Hopeful30 Posted October 26, 2013 Posted October 26, 2013 ...with a rebound that you would do with a girl you are genuinely into? The reason I'm asking is because I just started dating this guy that I'm seriously interested in. I've started developing feelings for him in only a few short weeks and i'm terrified of getting my heart broken. Why? Because he broke up with his ex of almost 2 years only a month before we started officially dating. I did research but what men do with rebounds is also what they do with women they are genuinely into. "Being affectionate" can mean he's into you, or just looking to replace his ex cuz he's craving the intimacy. "Making plans with you ahead of time" can mean he's into you and likes you, or just that he doesn't want to be alone so includes you in everything (a.k.a rebound). So I want to ask the guys... what's something I should look out for? Something that you know for sure makes a woman the real deal and not a rebound? I'm started to fall for this guy but before I give in, I want to make sure he's into me for the right reasons. Thank you!
ponchsox Posted October 26, 2013 Posted October 26, 2013 It really depends on the man. Some can get over previous relationships more quickly than others. Just pay attention to his behavior. Does he ever bad mouth his ex? Did he end the relationship on good terms? What did he learn from it? At some point, after a couple of dates, you have to have this discussion with him to see if he's ready before you end up heartbroken. Take it slow and really get to know one another.
salparadise Posted October 26, 2013 Posted October 26, 2013 If he broke up with her it's probably better, but still the danger is that you're serving as a placeholder to assuage the emptiness. If he broke up because she cheated or was seeing someone else then he's probably still hurting, but if he just lost interest and ended it with no major drama it might not be too bad. Either way, a month is not much time you're right to be cautious. But you are already in a tough spot since you've started developing feeling this soon and don't know where he is on the timeline. Time to figure it out. Talk about it.
Author Hopeful30 Posted October 26, 2013 Author Posted October 26, 2013 Well what happened is when he told me when they broke up, I told him it was recent and it made me question what he was doing with me. I told him I didn't want to be a rebound and since I was developing feelings for him, it scared me that he moved on to me so quickly after his last relationship. He said he understood where I was coming from and didn't blame me for how I felt, but said that he felt it was a bit unfair that I was assuming I am a rebound. Said he saw no point in hiding his feelings if he felt something about someone. Told me that he understands if I decide not to see him anymore and that he won't tell me what to do. His exact words were "Just do what your heart/gut tells you." I took a few days to gather myself and then we resumed being normal with each other. He hasn't given me any reason to believe im a rebound, although he did say he didn't want to jump into anything serious but he still wants to see where this goes. I've also seen him reject the advances of other women. He made it clear that he is exclusively dating me (and no one else).
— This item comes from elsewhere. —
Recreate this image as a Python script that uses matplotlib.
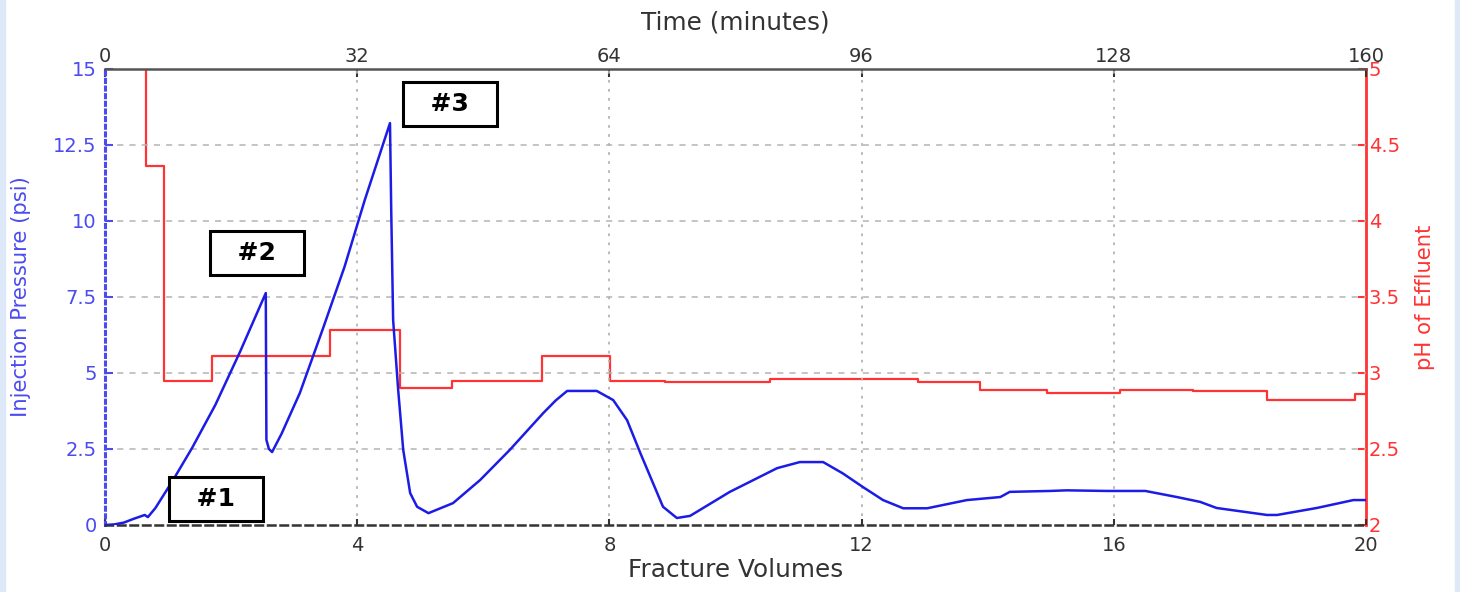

Claysmommy Posted October 26, 2013 Posted October 26, 2013 Listen to him. If it's one thing I've learned when a man discloses something about himself (i.e. I don't want anything serious) take that to heart and keep that in mind. So as long as you are okay with having a "casual" relationship then feel free to continue with it. On the other hand, if you think at any point you could see yourself wanting something LT or serious then I'd be cautionary, because chances are he will not allow himself to put more energy then necessary to maintain the casual relationship he'd like to have with you. So even if you invest yourself completely in this relationship, don't expect him to. Generally I will not date a guy that just broke up with someone within a month time frame. I think anywhere from 3-6 months is much better. It indicates that the person has had a decent amount of time to be alone, gather their thoughts and figure out what went wrong with the relationship. 6-12 months after a break up is even better. Knowing what I know, I would not date someone who has been broken up for only a month, 4 weeks is not enough time. At a minimum at least give it a few months before pursuing a new relationship, otherwise it says "rebound" to me. And I know this from experience. Even if I had a short term relationship, 1 month was not really enough time to move on. It always took at least 3-12 months depending on the intensity of the relationship and the circumstances around it. And people won't necessarily give off signs that they are using you as a rebound, but overtime, especially as you try to move in the serious territory that is when their "issues"(i.e. relationship baggage) will most likely come forth. Just an FYI. If I were you, and you were really into him, I'd make sure that you take it super slow, don't do anything physical anytime soon, and make sure that you two are just getting to know each other.